_Short exercise_
Could the lines from the start of the data through the line with "ax.spines[s].set_linewidth(0.9)" be set down exactly, with no pictures among them?

_Provided data_
----
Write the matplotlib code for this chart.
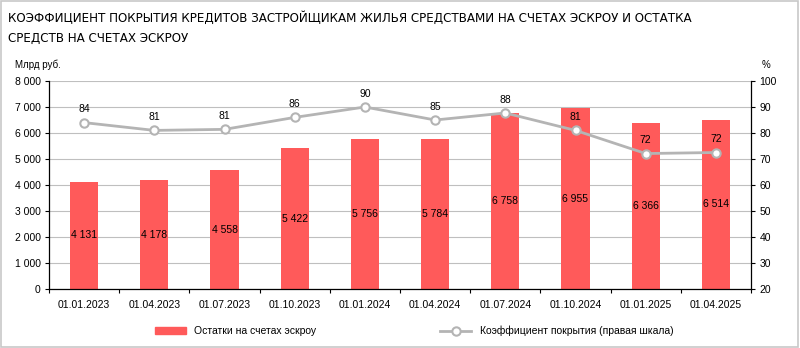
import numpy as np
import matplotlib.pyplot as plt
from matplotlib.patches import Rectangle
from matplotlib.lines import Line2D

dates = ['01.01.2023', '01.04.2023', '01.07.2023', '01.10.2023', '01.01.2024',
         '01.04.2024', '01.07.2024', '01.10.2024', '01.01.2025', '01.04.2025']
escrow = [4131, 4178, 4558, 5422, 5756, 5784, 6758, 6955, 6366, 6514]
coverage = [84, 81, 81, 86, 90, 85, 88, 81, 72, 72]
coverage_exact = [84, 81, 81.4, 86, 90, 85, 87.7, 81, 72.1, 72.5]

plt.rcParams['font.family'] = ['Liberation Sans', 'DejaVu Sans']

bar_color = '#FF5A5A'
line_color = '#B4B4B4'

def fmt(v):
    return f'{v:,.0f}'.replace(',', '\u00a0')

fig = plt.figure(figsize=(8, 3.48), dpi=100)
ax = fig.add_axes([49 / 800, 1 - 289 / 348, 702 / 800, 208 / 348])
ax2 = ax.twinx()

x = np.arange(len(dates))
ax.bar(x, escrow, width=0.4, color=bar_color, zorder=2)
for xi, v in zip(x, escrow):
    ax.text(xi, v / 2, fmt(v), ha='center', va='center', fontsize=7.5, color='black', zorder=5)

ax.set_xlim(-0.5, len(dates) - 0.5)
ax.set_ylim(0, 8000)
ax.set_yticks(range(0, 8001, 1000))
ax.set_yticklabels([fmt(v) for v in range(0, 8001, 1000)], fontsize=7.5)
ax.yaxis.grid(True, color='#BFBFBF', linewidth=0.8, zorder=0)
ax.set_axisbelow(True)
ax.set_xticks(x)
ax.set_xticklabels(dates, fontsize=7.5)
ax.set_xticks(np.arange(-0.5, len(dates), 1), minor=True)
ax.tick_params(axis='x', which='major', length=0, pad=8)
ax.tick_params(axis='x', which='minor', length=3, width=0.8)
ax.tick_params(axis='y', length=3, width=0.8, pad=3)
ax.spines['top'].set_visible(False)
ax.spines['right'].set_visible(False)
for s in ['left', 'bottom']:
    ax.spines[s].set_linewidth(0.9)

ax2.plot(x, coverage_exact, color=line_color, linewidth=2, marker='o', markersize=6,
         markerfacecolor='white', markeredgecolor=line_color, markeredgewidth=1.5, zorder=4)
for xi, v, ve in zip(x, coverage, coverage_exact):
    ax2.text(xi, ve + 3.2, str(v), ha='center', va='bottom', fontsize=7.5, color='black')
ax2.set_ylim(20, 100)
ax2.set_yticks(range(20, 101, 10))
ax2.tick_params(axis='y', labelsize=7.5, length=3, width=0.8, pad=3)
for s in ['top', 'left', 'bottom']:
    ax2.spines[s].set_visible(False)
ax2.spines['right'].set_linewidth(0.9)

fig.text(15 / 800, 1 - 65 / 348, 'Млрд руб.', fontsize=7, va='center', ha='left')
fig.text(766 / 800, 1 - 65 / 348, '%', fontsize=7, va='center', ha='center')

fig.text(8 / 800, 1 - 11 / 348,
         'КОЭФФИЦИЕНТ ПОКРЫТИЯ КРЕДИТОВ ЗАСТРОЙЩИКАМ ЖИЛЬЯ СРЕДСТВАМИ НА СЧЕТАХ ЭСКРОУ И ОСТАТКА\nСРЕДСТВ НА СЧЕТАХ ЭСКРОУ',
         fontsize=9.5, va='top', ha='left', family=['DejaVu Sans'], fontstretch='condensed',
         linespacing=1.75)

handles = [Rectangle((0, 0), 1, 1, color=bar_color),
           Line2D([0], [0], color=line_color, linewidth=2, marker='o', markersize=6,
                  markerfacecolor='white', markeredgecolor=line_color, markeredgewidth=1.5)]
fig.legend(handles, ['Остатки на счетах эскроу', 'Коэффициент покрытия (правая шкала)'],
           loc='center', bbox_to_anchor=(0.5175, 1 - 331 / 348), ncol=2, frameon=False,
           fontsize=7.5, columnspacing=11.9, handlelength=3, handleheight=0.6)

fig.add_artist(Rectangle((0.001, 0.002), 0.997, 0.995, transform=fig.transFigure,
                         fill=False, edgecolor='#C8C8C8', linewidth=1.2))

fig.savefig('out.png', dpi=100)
----
_Task output_
Write the matplotlib code for this chart.
import numpy as np
import matplotlib.pyplot as plt
from matplotlib.patches import Rectangle
from matplotlib.lines import Line2D

dates = ['01.01.2023', '01.04.2023', '01.07.2023', '01.10.2023', '01.01.2024',
         '01.04.2024', '01.07.2024', '01.10.2024', '01.01.2025', '01.04.2025']
escrow = [4131, 4178, 4558, 5422, 5756, 5784, 6758, 6955, 6366, 6514]
coverage = [84, 81, 81, 86, 90, 85, 88, 81, 72, 72]
coverage_exact = [84, 81, 81.4, 86, 90, 85, 87.7, 81, 72.1, 72.5]

plt.rcParams['font.family'] = ['Liberation Sans', 'DejaVu Sans']

bar_color = '#FF5A5A'
line_color = '#B4B4B4'

def fmt(v):
    return f'{v:,.0f}'.replace(',', '\u00a0')

fig = plt.figure(figsize=(8, 3.48), dpi=100)
ax = fig.add_axes([49 / 800, 1 - 289 / 348, 702 / 800, 208 / 348])
ax2 = ax.twinx()

x = np.arange(len(dates))
ax.bar(x, escrow, width=0.4, color=bar_color, zorder=2)
for xi, v in zip(x, escrow):
    ax.text(xi, v / 2, fmt(v), ha='center', va='center', fontsize=7.5, color='black', zorder=5)

ax.set_xlim(-0.5, len(dates) - 0.5)
ax.set_ylim(0, 8000)
ax.set_yticks(range(0, 8001, 1000))
ax.set_yticklabels([fmt(v) for v in range(0, 8001, 1000)], fontsize=7.5)
ax.yaxis.grid(True, color='#BFBFBF', linewidth=0.8, zorder=0)
ax.set_axisbelow(True)
ax.set_xticks(x)
ax.set_xticklabels(dates, fontsize=7.5)
ax.set_xticks(np.arange(-0.5, len(dates), 1), minor=True)
ax.tick_params(axis='x', which='major', length=0, pad=8)
ax.tick_params(axis='x', which='minor', length=3, width=0.8)
ax.tick_params(axis='y', length=3, width=0.8, pad=3)
ax.spines['top'].set_visible(False)
ax.spines['right'].set_visible(False)
for s in ['left', 'bottom']:
    ax.spines[s].set_linewidth(0.9)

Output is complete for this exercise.